- Ямамото-кун, - староста вежливо улыбнулся. - Мы рады приветствовать вас на нашем занятии. Вы пришли послушать хор?
- Именно, - как ни в чем не бывало, ответил Хикару. Злобные взгляды оборотней и скрип зубов инкубов он предпочел проигнорировать. - Мне говорили, что хор "первого А" лучший в нашей школе. Я бы хотел оценить его лично.
- Тогда, - Итиро махнул рукой. - Прошу. Присоединяйтесь к нам.
Учитель затравлено кивнул. Мерси несколько раз моргнула, чтобы убедиться, что все это ей не снится, потом махнула рукой и запрыгнула на кафедру.
- Господин Кэндо, - поклонилась она. - Уже почти месяц я вынуждена отказываться от пения из-за проблем с голосом. Мой личный врач утверждает, что у меня слабые голосовые связки, которым запрещается давать серьезные нагрузки.
- Если ваш врач так говорит, то… - попытался было откреститься от нее учитель, но Мерси решительно продолжала:
- Я прошу вас дать мне возможность проявить себя если не в пении, то хотя бы в игре на виолончели. Я давно не тренировалась, но мой бывший учитель говорил, что у меня неплохо получается.
- Что ж, - кивнул музыкальный гуру. Было очевидно, что он согласиться на что угодно, лишь бы юная ученица из "1-А" поскорее села за парту. - Продемонстрируйте нам свои способности и тогда я смогу принять решение. Возможно, вы будете аккомпанировать своему классу во время выступлений.
- Спасибо! - еще раз поклонилась Мерси, решительно выдирая из рук Ямамото тяжелый инструмент.
Сёя понял, что опоздал еще на подходе к восточной башне. Потому что оттуда уже звучала музыка, целый оркестр, в котором угадывались низкие басы виолончели. Но когда он открыл двери кабинета, то пораженно замер, глядя на Мерси, на одну-единственную Мерси, сидящую перед классом и единым смычком выпускающую в мир целую армаду звуков. Она сидела, блаженно зажмурившись, и откровенно наслаждалась процессом. Она не видела, как глаза Ямамото стали размером с блюдце. Как, схватившись за сердце, плакал старый учитель. Как глотали скупые слезы ряженные демоницы, оборотни и вампиры. То, как она играла, было настоящим волшебством. Победой света над серыми буднями. Ликованием музыки, демонстрацией ее силы и невероятного, чудотворного могущества.
- Госпожа… - шепотом выдохнул Сёя. - Простите, госпожа. Я не успел.
2 мая 20ХХ года
"Дорогой дневник. Вчера мне довелось познать Армагеддон локального масштаба. Крики деда, казалось, могли по мощности соперничать с трубами Гавриила. А уж про словарный запас и говорить нечего. Я в способностях любимого предка никогда не сомневалась, но чтобы так… Даже присутствие бабушки его не смутило. И все из-за чего? Из-за моего единственного, первого и, судя по всему, последнего выступления. Он даже не слышал, как я играла! А если судить по лицам моих слушателей, играла я очень неплохо…

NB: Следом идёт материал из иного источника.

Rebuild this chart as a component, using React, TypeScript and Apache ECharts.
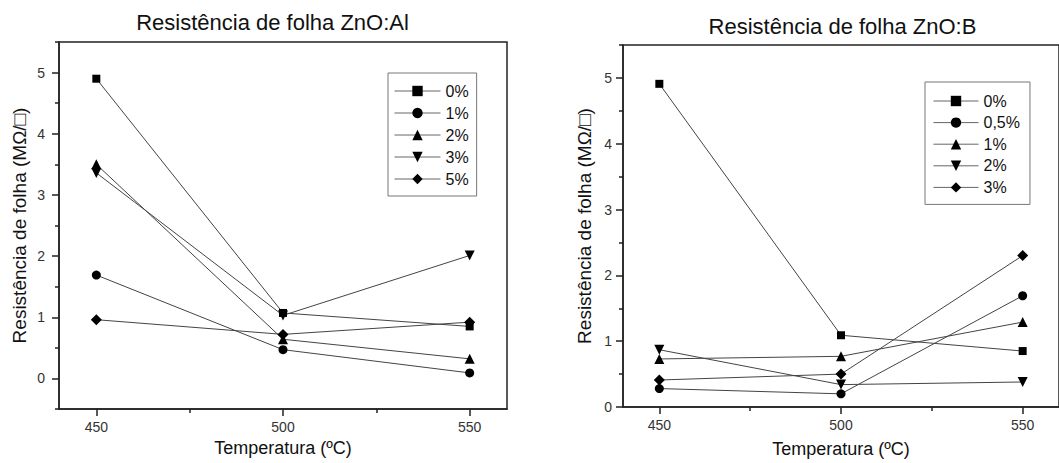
import React, { useEffect, useRef } from "react";
import * as echarts from "echarts";

const temperatures = [450, 500, 550];
const xTickValues = [450, 500, 550];
const xMinorTickValues = [475, 525];
const yTickValues = [0, 1, 2, 3, 4, 5];
const yMinorAl = [-0.5, 0.5, 1.5, 2.5, 3.5, 4.5, 5.5];
const yMinorB = [0.5, 1.5, 2.5, 3.5, 4.5, 5.5];

const alNames = ["0%", "1%", "2%", "3%", "5%"];
const al0 = [4.9, 1.07, 0.85];
const al1 = [1.69, 0.47, 0.09];
const al2 = [3.5, 0.64, 0.32];
const al3 = [3.36, 1.03, 2.01];
const al5 = [0.96, 0.72, 0.92];

const bNames = ["0%", "0,5%", "1%", "2%", "3%"];
const b0 = [4.91, 1.09, 0.85];
const b05 = [0.28, 0.2, 1.69];
const b1 = [0.73, 0.77, 1.29];
const b2 = [0.87, 0.34, 0.38];
const b3 = [0.41, 0.5, 2.3];

const titleAl = "Resistência de folha ZnO:Al";
const titleB = "Resistência de folha ZnO:B";
const xName = "Temperatura (ºC)";
const yName = "Resistência de folha (MΩ/□)";

const FONT = "'Liberation Sans', Arial, 'DejaVu Sans', sans-serif";

const symbols = [
  { symbol: "rect", size: 8, rotate: 0 },
  { symbol: "circle", size: 9, rotate: 0 },
  { symbol: "triangle", size: 10, rotate: 0 },
  { symbol: "triangle", size: 10, rotate: 180 },
  { symbol: "diamond", size: 11, rotate: 0 },
];

function mkSeries(name: string, vals: number[], idx: number, axisIdx: number) {
  const s = symbols[idx];
  return {
    type: "line",
    name,
    xAxisIndex: axisIdx,
    yAxisIndex: axisIdx,
    data: temperatures.map((t, i) => [t, vals[i]]),
    symbol: s.symbol,
    symbolSize: s.size,
    symbolRotate: s.rotate,
    showSymbol: true,
    lineStyle: { color: "#444", width: 1 },
    itemStyle: { color: "#000" },
    emphasis: { disabled: true },
  };
}

function mainX(grid: number, gap: number) {
  return {
    type: "value",
    gridIndex: grid,
    position: "bottom",
    min: 440,
    max: 560,
    axisLine: { show: true, onZero: false, lineStyle: { color: "#222", width: 1.5 } },
    axisTick: { show: true, length: 7, customValues: xTickValues, lineStyle: { color: "#222", width: 1.5 } },
    axisLabel: { show: true, customValues: xTickValues, margin: 11, fontSize: 14, color: "#333", fontFamily: FONT },
    splitLine: { show: false },
    name: xName,
    nameLocation: "middle",
    nameGap: gap,
    nameTextStyle: { fontSize: 18, color: "#111", fontFamily: FONT },
  };
}
function minorX(grid: number) {
  return {
    type: "value",
    gridIndex: grid,
    position: "bottom",
    min: 440,
    max: 560,
    axisLine: { show: false, onZero: false },
    axisTick: { show: true, length: 4, customValues: xMinorTickValues, lineStyle: { color: "#222", width: 1.5 } },
    axisLabel: { show: false },
    splitLine: { show: false },
  };
}
function mainY(grid: number, min: number, margin: number, gap: number) {
  return {
    type: "value",
    gridIndex: grid,
    position: "left",
    min,
    max: 5.5,
    axisLine: { show: true, onZero: false, lineStyle: { color: "#222", width: 1.5 } },
    axisTick: { show: true, length: 7, customValues: yTickValues, lineStyle: { color: "#222", width: 1.5 } },
    axisLabel: { show: true, customValues: yTickValues, margin, fontSize: 14, color: "#333", fontFamily: FONT },
    splitLine: { show: false },
    name: yName,
    nameLocation: "middle",
    nameGap: gap,
    nameTextStyle: { fontSize: 19, color: "#111", fontFamily: FONT },
  };
}
function minorY(grid: number, min: number, vals: number[]) {
  return {
    type: "value",
    gridIndex: grid,
    position: "left",
    offset: 0,
    min,
    max: 5.5,
    axisLine: { show: false, onZero: false },
    axisTick: { show: true, length: 4, customValues: vals, lineStyle: { color: "#222", width: 1.5 } },
    axisLabel: { show: false },
    splitLine: { show: false },
  };
}

export default function App() {
  const ref = useRef<HTMLDivElement>(null);
  useEffect(() => {
    if (!ref.current) return;
    const chart = echarts.init(ref.current, undefined, { renderer: "svg" });
    const alData = [al0, al1, al2, al3, al5];
    const bData = [b0, b05, b1, b2, b3];
    const series: any[] = [];
    alNames.forEach((n, i) => series.push(mkSeries("A:" + n, alData[i], i, 0)));
    bNames.forEach((n, i) => series.push(mkSeries("B:" + n, bData[i], i, 2)));

    const legendCommon = {
      orient: "vertical",
      borderColor: "#777",
      borderWidth: 1,
      itemHeight: 13,
      textStyle: { fontSize: 16, color: "#111", fontFamily: FONT, lineHeight: 16 },
      lineStyle: { color: "#666", width: 1 },
      formatter: (name: string) => name.slice(2),
      selectedMode: false,
      backgroundColor: "#fff",
    };

    chart.setOption({
      animation: false,
      backgroundColor: "#fff",
      grid: [
        { left: 59, top: 42, width: 448, height: 367, show: true, borderColor: "#222", borderWidth: 1.5, backgroundColor: "transparent" },
        { left: 623, top: 45, width: 440, height: 364, show: true, borderColor: "#222", borderWidth: 1.5, backgroundColor: "transparent" },
      ],
      xAxis: [mainX(0, 29), minorX(0), mainX(1, 33), minorX(1)],
      yAxis: [
        mainY(0, -0.5, 14, 30),
        minorY(0, -0.5, yMinorAl),
        mainY(1, 0, 11, 29),
        minorY(1, 0, yMinorB),
      ],
      legend: [
        {
          ...legendCommon,
          data: alNames.map((n) => "A:" + n),
          left: 388,
          top: 73,
          itemWidth: 46,
          itemGap: 6,
          padding: [10, 8, 9, 6],
        },
        {
          ...legendCommon,
          data: bNames.map((n) => "B:" + n),
          left: 925,
          top: 82,
          itemWidth: 45,
          itemGap: 5.6,
          padding: [11, 10, 9, 8],
        },
      ],
      graphic: [
        {
          type: "text",
          x: 272.5,
          y: 22.3,
          style: { text: titleAl, fontSize: 22, fontFamily: FONT, fill: "#111", textAlign: "center", textVerticalAlign: "middle" },
        },
        {
          type: "text",
          x: 842.5,
          y: 26.7,
          style: { text: titleB, fontSize: 22, fontFamily: FONT, fill: "#111", textAlign: "center", textVerticalAlign: "middle" },
        },
      ],
      series,
    });
    return () => chart.dispose();
  }, []);
  return <div ref={ref} style={{ position: "fixed", left: 0, top: 0, width: 1059, height: 463 }} />;
}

Или они такие выразительные были от того, что Сёя-семпай ворвался на середине концерта, отобрал виолончель и скрылся с нею, аки тать в ночи? Я, честно говоря, тоже обалдела. И еще деду пожаловался… Тот так взбеленился, будто я зараз все десять смертных грехов совершить умудрилась. Из школы пригрозил забрать.
Вот это было ошибкой. Я, конечно, могу принять его мелкие недостатки, вроде чрезмерной вспыльчивости или непомерной резкости. Но я не позволю изменять установленные им же правила по первому желанию. Я два часа молчала, но в тот момент меня было не заткнуть. Чем я только деду не угрожала: и голодовкой, и обетом молчания. Сразила его перспектива очередного, восьмого по счету, побега. Дед-уэ как-то сразу присмирел, долго рассматривал мою решительную физиономию и сдался. Только пробурчал что-то вроде "Мои гены, черт бы их побрал".
Но музыкой все равно заниматься запретил. Сказал, что с учителями сам этот вопрос утрясет. А жаль. Мне понравилось играть на виолончели. Уже и забыла, когда в прошлый раз получала такое удовольствие. И петь я люблю. Всегда с удовольствием пела маме с папой. Они так меня хвалили!.. Но тоже не позволяли выступать на людях. Один раз, если память мне не изменяет, папа разрешил спеть перед своими бизнес-партнерами. Потом еще месяц довольный ходил - все контракты подписал. К моему выступлению это, конечно, имело мало отношения. Но я, маленькая и глупая, была так счастлива, что смогла помочь родителю.
С тех пор прошло много лет. Столько всего изменилось. Столько уже никогда не повториться. А петь люблю до сих пор. И до сих пор - нельзя".